*** Data entries ***

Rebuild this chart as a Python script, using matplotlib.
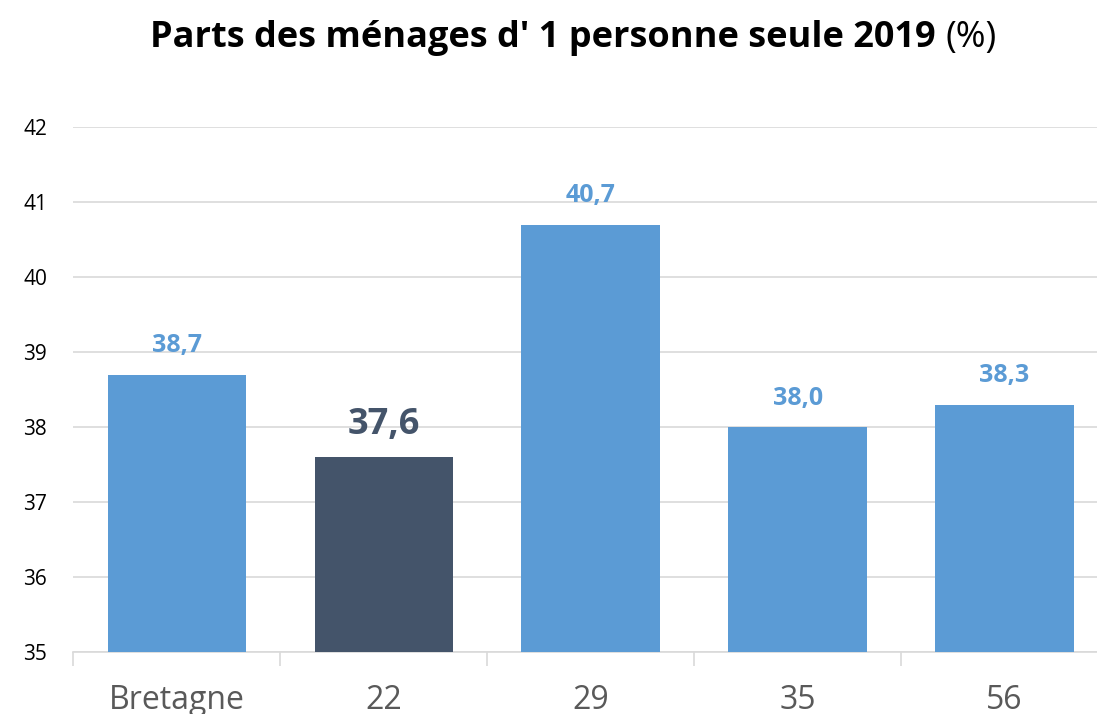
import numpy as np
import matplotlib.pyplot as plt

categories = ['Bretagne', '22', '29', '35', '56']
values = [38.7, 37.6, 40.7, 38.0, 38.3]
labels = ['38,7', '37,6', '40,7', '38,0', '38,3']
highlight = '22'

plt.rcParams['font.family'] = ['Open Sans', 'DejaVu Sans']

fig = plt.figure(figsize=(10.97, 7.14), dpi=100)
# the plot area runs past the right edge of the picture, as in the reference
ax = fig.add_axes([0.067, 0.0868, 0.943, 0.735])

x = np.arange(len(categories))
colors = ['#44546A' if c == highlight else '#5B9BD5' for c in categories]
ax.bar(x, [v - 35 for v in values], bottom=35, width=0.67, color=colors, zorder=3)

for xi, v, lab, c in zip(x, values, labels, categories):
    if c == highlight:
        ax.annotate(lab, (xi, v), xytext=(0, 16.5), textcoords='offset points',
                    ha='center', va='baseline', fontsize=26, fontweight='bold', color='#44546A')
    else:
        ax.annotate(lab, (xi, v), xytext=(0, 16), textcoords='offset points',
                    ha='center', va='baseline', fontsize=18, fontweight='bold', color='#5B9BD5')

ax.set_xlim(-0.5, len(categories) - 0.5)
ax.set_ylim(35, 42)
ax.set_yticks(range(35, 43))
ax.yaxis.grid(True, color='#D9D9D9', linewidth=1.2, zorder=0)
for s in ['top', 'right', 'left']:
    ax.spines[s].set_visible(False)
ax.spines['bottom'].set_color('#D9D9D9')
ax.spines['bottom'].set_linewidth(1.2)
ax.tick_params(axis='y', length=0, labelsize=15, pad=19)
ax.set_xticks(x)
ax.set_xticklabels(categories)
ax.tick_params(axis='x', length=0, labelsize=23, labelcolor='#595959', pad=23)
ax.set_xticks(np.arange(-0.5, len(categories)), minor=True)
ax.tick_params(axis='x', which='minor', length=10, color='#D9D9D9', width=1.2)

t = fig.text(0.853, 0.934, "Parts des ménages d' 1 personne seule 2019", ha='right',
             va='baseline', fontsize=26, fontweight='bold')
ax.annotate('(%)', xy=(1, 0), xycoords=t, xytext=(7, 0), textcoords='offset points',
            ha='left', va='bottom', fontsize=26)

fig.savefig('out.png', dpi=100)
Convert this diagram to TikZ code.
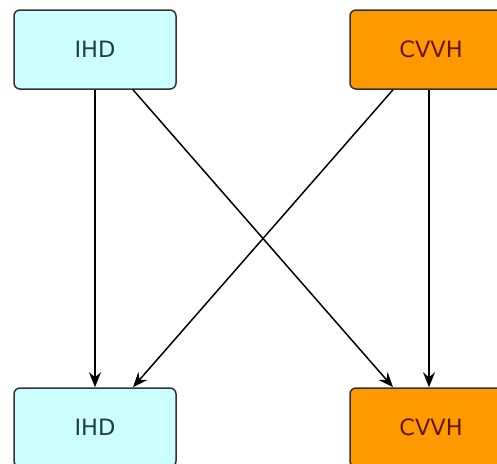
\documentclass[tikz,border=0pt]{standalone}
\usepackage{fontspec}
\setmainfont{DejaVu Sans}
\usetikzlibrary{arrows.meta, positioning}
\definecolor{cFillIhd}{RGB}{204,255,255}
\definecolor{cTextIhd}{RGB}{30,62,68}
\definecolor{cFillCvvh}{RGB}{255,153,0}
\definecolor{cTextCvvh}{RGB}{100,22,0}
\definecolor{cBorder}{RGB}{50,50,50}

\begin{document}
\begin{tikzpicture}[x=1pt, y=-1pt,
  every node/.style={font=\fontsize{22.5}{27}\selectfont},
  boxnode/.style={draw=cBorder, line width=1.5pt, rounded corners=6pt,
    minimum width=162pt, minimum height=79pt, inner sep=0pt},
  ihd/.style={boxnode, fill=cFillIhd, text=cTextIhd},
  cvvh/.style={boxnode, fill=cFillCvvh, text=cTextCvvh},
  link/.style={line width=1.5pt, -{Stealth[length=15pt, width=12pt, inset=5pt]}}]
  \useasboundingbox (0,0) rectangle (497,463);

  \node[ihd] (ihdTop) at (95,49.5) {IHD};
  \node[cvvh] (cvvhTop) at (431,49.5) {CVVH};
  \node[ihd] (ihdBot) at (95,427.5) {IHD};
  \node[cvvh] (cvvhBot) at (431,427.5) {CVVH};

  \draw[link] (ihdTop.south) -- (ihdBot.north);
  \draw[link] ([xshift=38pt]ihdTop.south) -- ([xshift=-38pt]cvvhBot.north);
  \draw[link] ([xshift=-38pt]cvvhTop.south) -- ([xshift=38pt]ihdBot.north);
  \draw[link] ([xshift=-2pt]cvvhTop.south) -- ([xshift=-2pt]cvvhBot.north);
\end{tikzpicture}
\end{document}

***

# Work instructions
Print every entry exactly as written, without the pictures.

# Task response
Rebuild this chart as a Python script, using matplotlib.
import numpy as np
import matplotlib.pyplot as plt

categories = ['Bretagne', '22', '29', '35', '56']
values = [38.7, 37.6, 40.7, 38.0, 38.3]
labels = ['38,7', '37,6', '40,7', '38,0', '38,3']
highlight = '22'

plt.rcParams['font.family'] = ['Open Sans', 'DejaVu Sans']

fig = plt.figure(figsize=(10.97, 7.14), dpi=100)
# the plot area runs past the right edge of the picture, as in the reference
ax = fig.add_axes([0.067, 0.0868, 0.943, 0.735])

x = np.arange(len(categories))
colors = ['#44546A' if c == highlight else '#5B9BD5' for c in categories]
ax.bar(x, [v - 35 for v in values], bottom=35, width=0.67, color=colors, zorder=3)

for xi, v, lab, c in zip(x, values, labels, categories):
    if c == highlight:
        ax.annotate(lab, (xi, v), xytext=(0, 16.5), textcoords='offset points',
                    ha='center', va='baseline', fontsize=26, fontweight='bold', color='#44546A')
    else:
        ax.annotate(lab, (xi, v), xytext=(0, 16), textcoords='offset points',
                    ha='center', va='baseline', fontsize=18, fontweight='bold', color='#5B9BD5')

ax.set_xlim(-0.5, len(categories) - 0.5)
ax.set_ylim(35, 42)
ax.set_yticks(range(35, 43))
ax.yaxis.grid(True, color='#D9D9D9', linewidth=1.2, zorder=0)
for s in ['top', 'right', 'left']:
    ax.spines[s].set_visible(False)
ax.spines['bottom'].set_color('#D9D9D9')
ax.spines['bottom'].set_linewidth(1.2)
ax.tick_params(axis='y', length=0, labelsize=15, pad=19)
ax.set_xticks(x)
ax.set_xticklabels(categories)
ax.tick_params(axis='x', length=0, labelsize=23, labelcolor='#595959', pad=23)
ax.set_xticks(np.arange(-0.5, len(categories)), minor=True)
ax.tick_params(axis='x', which='minor', length=10, color='#D9D9D9', width=1.2)

t = fig.text(0.853, 0.934, "Parts des ménages d' 1 personne seule 2019", ha='right',
             va='baseline', fontsize=26, fontweight='bold')
ax.annotate('(%)', xy=(1, 0), xycoords=t, xytext=(7, 0), textcoords='offset points',
            ha='left', va='bottom', fontsize=26)

fig.savefig('out.png', dpi=100)
Convert this diagram to TikZ code.
\documentclass[tikz,border=0pt]{standalone}
\usepackage{fontspec}
\setmainfont{DejaVu Sans}
\usetikzlibrary{arrows.meta, positioning}
\definecolor{cFillIhd}{RGB}{204,255,255}
\definecolor{cTextIhd}{RGB}{30,62,68}
\definecolor{cFillCvvh}{RGB}{255,153,0}
\definecolor{cTextCvvh}{RGB}{100,22,0}
\definecolor{cBorder}{RGB}{50,50,50}

\begin{document}
\begin{tikzpicture}[x=1pt, y=-1pt,
  every node/.style={font=\fontsize{22.5}{27}\selectfont},
  boxnode/.style={draw=cBorder, line width=1.5pt, rounded corners=6pt,
    minimum width=162pt, minimum height=79pt, inner sep=0pt},
  ihd/.style={boxnode, fill=cFillIhd, text=cTextIhd},
  cvvh/.style={boxnode, fill=cFillCvvh, text=cTextCvvh},
  link/.style={line width=1.5pt, -{Stealth[length=15pt, width=12pt, inset=5pt]}}]
  \useasboundingbox (0,0) rectangle (497,463);

  \node[ihd] (ihdTop) at (95,49.5) {IHD};
  \node[cvvh] (cvvhTop) at (431,49.5) {CVVH};
  \node[ihd] (ihdBot) at (95,427.5) {IHD};
  \node[cvvh] (cvvhBot) at (431,427.5) {CVVH};

  \draw[link] (ihdTop.south) -- (ihdBot.north);
  \draw[link] ([xshift=38pt]ihdTop.south) -- ([xshift=-38pt]cvvhBot.north);
  \draw[link] ([xshift=-38pt]cvvhTop.south) -- ([xshift=38pt]ihdBot.north);
  \draw[link] ([xshift=-2pt]cvvhTop.south) -- ([xshift=-2pt]cvvhBot.north);
\end{tikzpicture}
\end{document}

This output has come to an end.